The OHSAA Competitive Balance Committee will meet on regular basis and may make recommendations to modify the Competitive Balance Formula biennially. Should any significant changes be recommended to modify the Competitive Balance Formula, it is the intent of the OHSAA to survey the membership to gauge interest on any modification(s).
 
Additional Comments
By slightly modifying the proposal, the OHSAA Competitive Balance Committee and OHSAA Board of Directors have responded to the concerns addressed by the membership since last year’s referendum voting was completed. Those concerns were:
1.) Adjust the Tradition Factor so that the emphasis is on the long‐term success of a program rather than “punishing” a school for having one great class leading it to success.

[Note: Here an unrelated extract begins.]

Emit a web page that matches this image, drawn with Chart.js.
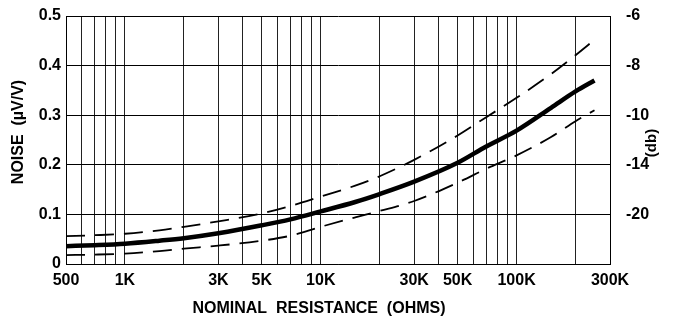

2.) Help the member schools become more informed by allowing them to see how the formula will affect each school prior to the referendum voting.
3.) Ensure that any significant changes to the current proposed formula will not be made without feedback from the member schools.
4.) Address the enrollment disparity issue in Division I and, in particular, in the sport of football. The Board of Directors may still do this via changes to the OHSAA Sports Regulations prior to the referendum voting in May.
 
A few other points that the Competitive Balance Committee and Board of Directors would like for the membership to understand: 
1.) The revised Competitive Balance Proposal is not envisioned as a formula that will solve all issues, nor is it a one‐time solution. Rather, this proposal is envisioned as the first step of an on‐going process.
2.) The general philosophy of the Competitive Balance Committee has not been to make any decisions for modifications based on what these changes will do to a specific school(s) but rather to address what are perceived to be inequities in the overall OHSAA tournament system.
3.) While this may not be the ultimate solution or one that everyone would list as their first choice, a realistic view is that a formula built on the principles outlined in this document is preferred to a separation of an Association with over 100 years of service to Ohio’s schools.